WORK REQUIRED.
Return all of the data exactly as written, without the pictures.

============================================================

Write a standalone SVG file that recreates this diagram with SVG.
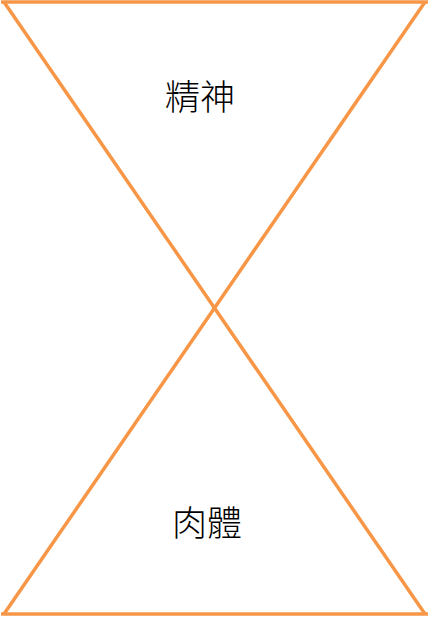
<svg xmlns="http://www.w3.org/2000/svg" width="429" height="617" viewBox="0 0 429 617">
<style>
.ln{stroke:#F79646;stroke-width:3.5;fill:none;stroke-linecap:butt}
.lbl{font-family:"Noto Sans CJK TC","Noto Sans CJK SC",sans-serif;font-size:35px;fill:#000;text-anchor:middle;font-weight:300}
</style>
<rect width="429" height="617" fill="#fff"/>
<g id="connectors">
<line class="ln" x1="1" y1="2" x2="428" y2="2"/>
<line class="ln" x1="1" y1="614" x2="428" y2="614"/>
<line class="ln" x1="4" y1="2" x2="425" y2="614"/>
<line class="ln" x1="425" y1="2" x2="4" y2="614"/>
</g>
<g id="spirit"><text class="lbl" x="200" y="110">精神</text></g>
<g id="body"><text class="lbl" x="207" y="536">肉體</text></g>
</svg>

============================================================

RESPONSE BELOW.
Write a standalone SVG file that recreates this diagram with SVG.
<svg xmlns="http://www.w3.org/2000/svg" width="429" height="617" viewBox="0 0 429 617">
<style>
.ln{stroke:#F79646;stroke-width:3.5;fill:none;stroke-linecap:butt}
.lbl{font-family:"Noto Sans CJK TC","Noto Sans CJK SC",sans-serif;font-size:35px;fill:#000;text-anchor:middle;font-weight:300}
</style>
<rect width="429" height="617" fill="#fff"/>
<g id="connectors">
<line class="ln" x1="1" y1="2" x2="428" y2="2"/>
<line class="ln" x1="1" y1="614" x2="428" y2="614"/>
<line class="ln" x1="4" y1="2" x2="425" y2="614"/>
<line class="ln" x1="425" y1="2" x2="4" y2="614"/>
</g>
<g id="spirit"><text class="lbl" x="200" y="110">精神</text></g>
<g id="body"><text class="lbl" x="207" y="536">肉體</text></g>
</svg>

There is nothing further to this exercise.